My bigger gripe, besides the color, is how dull my shoes are. I can not, for the life of me, get them to shine. They are dully and flat, not like all of my other shell shoes (including Darlton tassels). I wish I would have returned them early on. Now I've had them for 8 months or so.


----------



## nringo

So...RL Friends & Family sale is coming up soon, right? End of May? I'm thinking this will be the year I pickup a pair, though I can't decide between the penny loafers and the tassel loafers.


----------



## Got Shell?




----------



## The Deacon

aikon said:


> My bigger gripe, besides the color, is how dull my shoes are. I can not, for the life of me, get them to shine. They are dully and flat, not like all of my other shell shoes (including Darlton tassels). I wish I would have returned them early on. Now I've had them for 8 months or so.

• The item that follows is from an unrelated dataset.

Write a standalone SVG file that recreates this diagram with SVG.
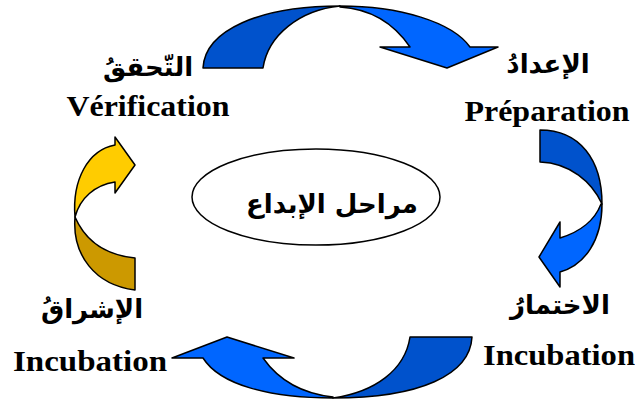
<svg xmlns="http://www.w3.org/2000/svg" width="635" height="403" viewBox="0 0 635 403">
<style>
.ar{stroke:#000;stroke-width:1.5;stroke-linejoin:round}
.dk{fill:#0052CC}
.lt{fill:#0066FF}
.gd{fill:#CC9900}
.yl{fill:#FFCC00}
.fr{font-family:"Liberation Serif","Times New Roman",serif;font-weight:bold;font-size:30px;fill:#000}
.arb{font-family:"DejaVu Sans","Noto Sans",sans-serif;font-weight:bold;font-size:26px;fill:#000}
</style>
<rect width="635" height="403" fill="#fff"/>
<g id="connectors">
<g id="arrow-top">
<path class="ar dk" d="M203,68 C205,30 260,6 340,6 C300,10 268,35 263,68 Z"/>
<path class="ar lt" d="M340,6 C400,6 452,22 470,47 L498,47 L447,68 L380,47 L410,47 C395,25 372,9 340,7 Z"/>
</g>
<g id="arrow-right">
<path class="ar dk" d="M540,130 C580,130 602,160 602,204 C592,182 570,163 540,162 Z"/>
<path class="ar lt" d="M602,204 C602,240 585,265 560,272 L560,287 L539,257 L560,222 L560,238 C580,232 595,220 601,204 Z"/>
</g>
<g id="arrow-bottom">
<path class="ar dk" d="M472,337 C470,375 420,398 333,398 C375,392 405,370 410,337 Z"/>
<path class="ar lt" d="M333,398 C270,398 220,385 203,358 L172,358 L227,337 L294,358 L263,358 C280,382 305,394 333,397 Z"/>
</g>
<g id="arrow-left">
<path class="ar gd" d="M75,217 C72,255 95,285 135,290 L135,258 C105,255 85,240 75,217 Z"/>
<path class="ar yl" d="M75,217 C72,180 88,150 115,145 L115,137 L135,165 L115,193 L115,182 C95,185 80,198 75,217 Z"/>
</g>
</g>
<g id="center">
<ellipse cx="316" cy="197" rx="124" ry="48" fill="#fff" stroke="#000" stroke-width="1.5"/>
<text class="arb" x="332" y="213" text-anchor="middle" direction="rtl" font-size="30">مراحل الإبداع</text>
</g>
<g id="verification">
<text class="arb" x="148" y="76" text-anchor="middle" direction="rtl">التّحققُ</text>
<text class="fr" x="148" y="116" text-anchor="middle" textLength="163" lengthAdjust="spacingAndGlyphs">Vérification</text>
</g>
<g id="preparation">
<text class="arb" x="548" y="73" text-anchor="middle" direction="rtl">الإعدادُ</text>
<text class="fr" x="547" y="121" text-anchor="middle" textLength="165" lengthAdjust="spacingAndGlyphs">Préparation</text>
</g>
<g id="incubation-right">
<text class="arb" x="560" y="314" text-anchor="middle" direction="rtl">الاختمارُ</text>
<text class="fr" x="559" y="365" text-anchor="middle" textLength="152" lengthAdjust="spacingAndGlyphs">Incubation</text>
</g>
<g id="incubation-left">
<text class="arb" x="92" y="318" text-anchor="middle" direction="rtl">الإشراقُ</text>
<text class="fr" x="90" y="371" text-anchor="middle" textLength="154" lengthAdjust="spacingAndGlyphs">Incubation</text>
</g>
</svg>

I had the same problem with my dull as heck Darlton wingtips and also a pair of drab AE shell Cambridge. I had each pair about 5 months before I decided one day to brush them each for 1/2 hour just to see if there was a change. They gleamed and lightened at a quicker rate when in use!


----------



## aikon

The Deacon said:


> I had the same problem with my dull as heck Darlton wingtips and also a pair of drab AE shell Cambridge. I had each pair about 5 months before I decided one day to brush them each for 1/2 hour just to see if there was a change. They gleamed and lightened at a quicker rate when in use!


The brushing worked or didn't work? I've brushed my penny loafers to high hell and can't get them to shine. Wearing my Darlton tassels today and they look fantastic and I only wish I could get my pennys to look the same way. In the Polo store, the Darlton Pennys have a fantastic gleam and are actually kind of light. I guess artifical light works just as well?

I'm tempted to put my penny loafers in a clear plastic bag on the balcony.


----------



## srivats

aikon said:


> The brushing worked or didn't work? I've brushed my penny loafers to high hell and can't get them to shine. Wearing my Darlton tassels today and they look fantastic and I only wish I could get my pennys to look the same way. In the Polo store, the Darlton Pennys have a fantastic gleam and are actually kind of light. I guess artifical light works just as well?
> 
> I'm tempted to put my penny loafers in a clear plastic bag on the balcony.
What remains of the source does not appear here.